**WORK TO BE COMPLETED:** Reproduce the listing below in full and without alteration, apart from its pictures.

**STORED DATA:**

>>>>>

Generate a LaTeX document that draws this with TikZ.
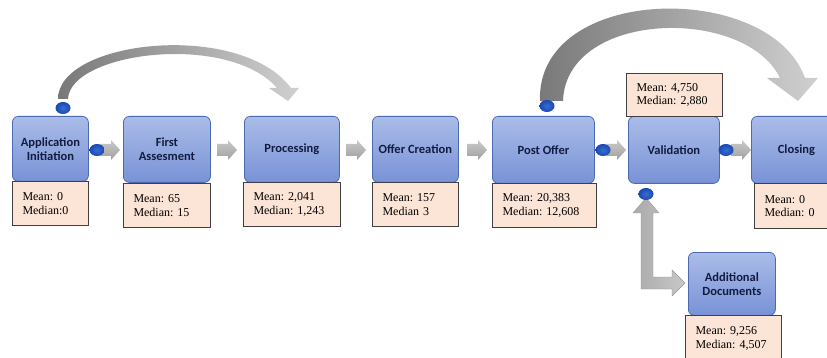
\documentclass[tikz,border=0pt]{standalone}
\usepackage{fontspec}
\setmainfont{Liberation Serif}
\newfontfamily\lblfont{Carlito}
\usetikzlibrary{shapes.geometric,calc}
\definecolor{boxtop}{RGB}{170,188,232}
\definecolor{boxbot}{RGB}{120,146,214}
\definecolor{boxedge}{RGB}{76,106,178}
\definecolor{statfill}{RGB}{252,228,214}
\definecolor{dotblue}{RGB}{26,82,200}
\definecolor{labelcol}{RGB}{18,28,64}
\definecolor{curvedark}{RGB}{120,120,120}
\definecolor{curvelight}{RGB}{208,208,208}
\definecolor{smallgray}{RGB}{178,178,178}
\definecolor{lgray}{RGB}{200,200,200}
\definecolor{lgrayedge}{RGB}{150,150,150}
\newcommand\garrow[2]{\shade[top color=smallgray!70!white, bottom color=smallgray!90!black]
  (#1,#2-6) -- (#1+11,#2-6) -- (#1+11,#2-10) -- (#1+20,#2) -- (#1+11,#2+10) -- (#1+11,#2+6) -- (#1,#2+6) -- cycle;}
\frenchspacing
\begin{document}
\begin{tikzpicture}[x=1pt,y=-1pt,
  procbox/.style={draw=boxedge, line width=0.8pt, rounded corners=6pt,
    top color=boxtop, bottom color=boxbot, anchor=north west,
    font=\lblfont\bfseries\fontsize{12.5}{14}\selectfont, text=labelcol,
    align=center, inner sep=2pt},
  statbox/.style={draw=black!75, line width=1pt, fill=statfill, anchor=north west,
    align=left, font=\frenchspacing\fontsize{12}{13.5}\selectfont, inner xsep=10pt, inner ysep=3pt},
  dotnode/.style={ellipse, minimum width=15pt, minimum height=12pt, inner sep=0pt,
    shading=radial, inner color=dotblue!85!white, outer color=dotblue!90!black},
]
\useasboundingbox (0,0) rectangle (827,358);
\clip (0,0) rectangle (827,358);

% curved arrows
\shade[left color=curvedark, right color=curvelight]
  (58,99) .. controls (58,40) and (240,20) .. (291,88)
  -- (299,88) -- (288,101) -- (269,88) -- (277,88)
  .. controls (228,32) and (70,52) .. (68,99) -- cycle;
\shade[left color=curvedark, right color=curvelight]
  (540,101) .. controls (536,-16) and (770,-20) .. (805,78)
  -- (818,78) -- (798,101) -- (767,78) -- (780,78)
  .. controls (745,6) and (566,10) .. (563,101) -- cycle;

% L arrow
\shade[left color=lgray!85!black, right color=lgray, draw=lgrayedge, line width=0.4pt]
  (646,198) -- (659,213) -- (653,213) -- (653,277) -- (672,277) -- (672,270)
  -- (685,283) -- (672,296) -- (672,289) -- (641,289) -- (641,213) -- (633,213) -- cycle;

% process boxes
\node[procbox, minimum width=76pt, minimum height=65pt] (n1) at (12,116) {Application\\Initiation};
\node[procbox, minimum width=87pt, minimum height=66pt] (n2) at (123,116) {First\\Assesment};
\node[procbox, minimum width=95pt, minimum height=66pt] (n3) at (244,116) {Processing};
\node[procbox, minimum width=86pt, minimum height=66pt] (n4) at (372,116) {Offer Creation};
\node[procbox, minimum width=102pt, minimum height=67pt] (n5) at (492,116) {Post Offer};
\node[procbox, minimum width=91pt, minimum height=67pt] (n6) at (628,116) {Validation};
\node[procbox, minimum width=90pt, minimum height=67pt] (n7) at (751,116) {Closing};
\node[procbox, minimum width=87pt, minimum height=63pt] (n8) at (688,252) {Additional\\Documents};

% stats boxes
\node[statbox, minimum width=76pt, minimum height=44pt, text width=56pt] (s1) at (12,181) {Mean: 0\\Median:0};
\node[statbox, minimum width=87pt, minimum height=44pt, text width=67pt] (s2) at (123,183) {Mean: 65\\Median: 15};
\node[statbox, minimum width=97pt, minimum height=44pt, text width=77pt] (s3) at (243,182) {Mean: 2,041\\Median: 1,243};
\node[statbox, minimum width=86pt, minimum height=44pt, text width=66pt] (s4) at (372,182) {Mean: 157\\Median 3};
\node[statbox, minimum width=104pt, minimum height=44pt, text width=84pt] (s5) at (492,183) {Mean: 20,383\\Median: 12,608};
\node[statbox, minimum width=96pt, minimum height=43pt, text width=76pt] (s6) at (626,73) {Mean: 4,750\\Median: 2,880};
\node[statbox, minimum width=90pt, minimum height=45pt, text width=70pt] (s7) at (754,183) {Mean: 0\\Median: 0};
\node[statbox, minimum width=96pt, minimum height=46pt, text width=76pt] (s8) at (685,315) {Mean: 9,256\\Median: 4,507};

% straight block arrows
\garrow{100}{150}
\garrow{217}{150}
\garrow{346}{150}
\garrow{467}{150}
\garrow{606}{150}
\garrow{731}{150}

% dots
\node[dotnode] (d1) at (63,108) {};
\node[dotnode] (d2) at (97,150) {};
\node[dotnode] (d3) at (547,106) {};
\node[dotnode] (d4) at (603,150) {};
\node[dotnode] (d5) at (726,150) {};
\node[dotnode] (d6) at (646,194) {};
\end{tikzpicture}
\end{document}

<<<<<

**EXERCISE RESPONSE:**
Generate a LaTeX document that draws this with TikZ.
\documentclass[tikz,border=0pt]{standalone}
\usepackage{fontspec}
\setmainfont{Liberation Serif}
\newfontfamily\lblfont{Carlito}
\usetikzlibrary{shapes.geometric,calc}
\definecolor{boxtop}{RGB}{170,188,232}
\definecolor{boxbot}{RGB}{120,146,214}
\definecolor{boxedge}{RGB}{76,106,178}
\definecolor{statfill}{RGB}{252,228,214}
\definecolor{dotblue}{RGB}{26,82,200}
\definecolor{labelcol}{RGB}{18,28,64}
\definecolor{curvedark}{RGB}{120,120,120}
\definecolor{curvelight}{RGB}{208,208,208}
\definecolor{smallgray}{RGB}{178,178,178}
\definecolor{lgray}{RGB}{200,200,200}
\definecolor{lgrayedge}{RGB}{150,150,150}
\newcommand\garrow[2]{\shade[top color=smallgray!70!white, bottom color=smallgray!90!black]
  (#1,#2-6) -- (#1+11,#2-6) -- (#1+11,#2-10) -- (#1+20,#2) -- (#1+11,#2+10) -- (#1+11,#2+6) -- (#1,#2+6) -- cycle;}
\frenchspacing
\begin{document}
\begin{tikzpicture}[x=1pt,y=-1pt,
  procbox/.style={draw=boxedge, line width=0.8pt, rounded corners=6pt,
    top color=boxtop, bottom color=boxbot, anchor=north west,
    font=\lblfont\bfseries\fontsize{12.5}{14}\selectfont, text=labelcol,
    align=center, inner sep=2pt},
  statbox/.style={draw=black!75, line width=1pt, fill=statfill, anchor=north west,
    align=left, font=\frenchspacing\fontsize{12}{13.5}\selectfont, inner xsep=10pt, inner ysep=3pt},
  dotnode/.style={ellipse, minimum width=15pt, minimum height=12pt, inner sep=0pt,
    shading=radial, inner color=dotblue!85!white, outer color=dotblue!90!black},
]
\useasboundingbox (0,0) rectangle (827,358);
\clip (0,0) rectangle (827,358);

% curved arrows
\shade[left color=curvedark, right color=curvelight]
  (58,99) .. controls (58,40) and (240,20) .. (291,88)
  -- (299,88) -- (288,101) -- (269,88) -- (277,88)
  .. controls (228,32) and (70,52) .. (68,99) -- cycle;
\shade[left color=curvedark, right color=curvelight]
  (540,101) .. controls (536,-16) and (770,-20) .. (805,78)
  -- (818,78) -- (798,101) -- (767,78) -- (780,78)
  .. controls (745,6) and (566,10) .. (563,101) -- cycle;

% L arrow
\shade[left color=lgray!85!black, right color=lgray, draw=lgrayedge, line width=0.4pt]
  (646,198) -- (659,213) -- (653,213) -- (653,277) -- (672,277) -- (672,270)
  -- (685,283) -- (672,296) -- (672,289) -- (641,289) -- (641,213) -- (633,213) -- cycle;

% process boxes
\node[procbox, minimum width=76pt, minimum height=65pt] (n1) at (12,116) {Application\\Initiation};
\node[procbox, minimum width=87pt, minimum height=66pt] (n2) at (123,116) {First\\Assesment};
\node[procbox, minimum width=95pt, minimum height=66pt] (n3) at (244,116) {Processing};
\node[procbox, minimum width=86pt, minimum height=66pt] (n4) at (372,116) {Offer Creation};
\node[procbox, minimum width=102pt, minimum height=67pt] (n5) at (492,116) {Post Offer};
\node[procbox, minimum width=91pt, minimum height=67pt] (n6) at (628,116) {Validation};
\node[procbox, minimum width=90pt, minimum height=67pt] (n7) at (751,116) {Closing};
\node[procbox, minimum width=87pt, minimum height=63pt] (n8) at (688,252) {Additional\\Documents};

% stats boxes
\node[statbox, minimum width=76pt, minimum height=44pt, text width=56pt] (s1) at (12,181) {Mean: 0\\Median:0};
\node[statbox, minimum width=87pt, minimum height=44pt, text width=67pt] (s2) at (123,183) {Mean: 65\\Median: 15};
\node[statbox, minimum width=97pt, minimum height=44pt, text width=77pt] (s3) at (243,182) {Mean: 2,041\\Median: 1,243};
\node[statbox, minimum width=86pt, minimum height=44pt, text width=66pt] (s4) at (372,182) {Mean: 157\\Median 3};
\node[statbox, minimum width=104pt, minimum height=44pt, text width=84pt] (s5) at (492,183) {Mean: 20,383\\Median: 12,608};
\node[statbox, minimum width=96pt, minimum height=43pt, text width=76pt] (s6) at (626,73) {Mean: 4,750\\Median: 2,880};
\node[statbox, minimum width=90pt, minimum height=45pt, text width=70pt] (s7) at (754,183) {Mean: 0\\Median: 0};
\node[statbox, minimum width=96pt, minimum height=46pt, text width=76pt] (s8) at (685,315) {Mean: 9,256\\Median: 4,507};

% straight block arrows
\garrow{100}{150}
\garrow{217}{150}
\garrow{346}{150}
\garrow{467}{150}
\garrow{606}{150}
\garrow{731}{150}

% dots
\node[dotnode] (d1) at (63,108) {};
\node[dotnode] (d2) at (97,150) {};
\node[dotnode] (d3) at (547,106) {};
\node[dotnode] (d4) at (603,150) {};
\node[dotnode] (d5) at (726,150) {};
\node[dotnode] (d6) at (646,194) {};
\end{tikzpicture}
\end{document}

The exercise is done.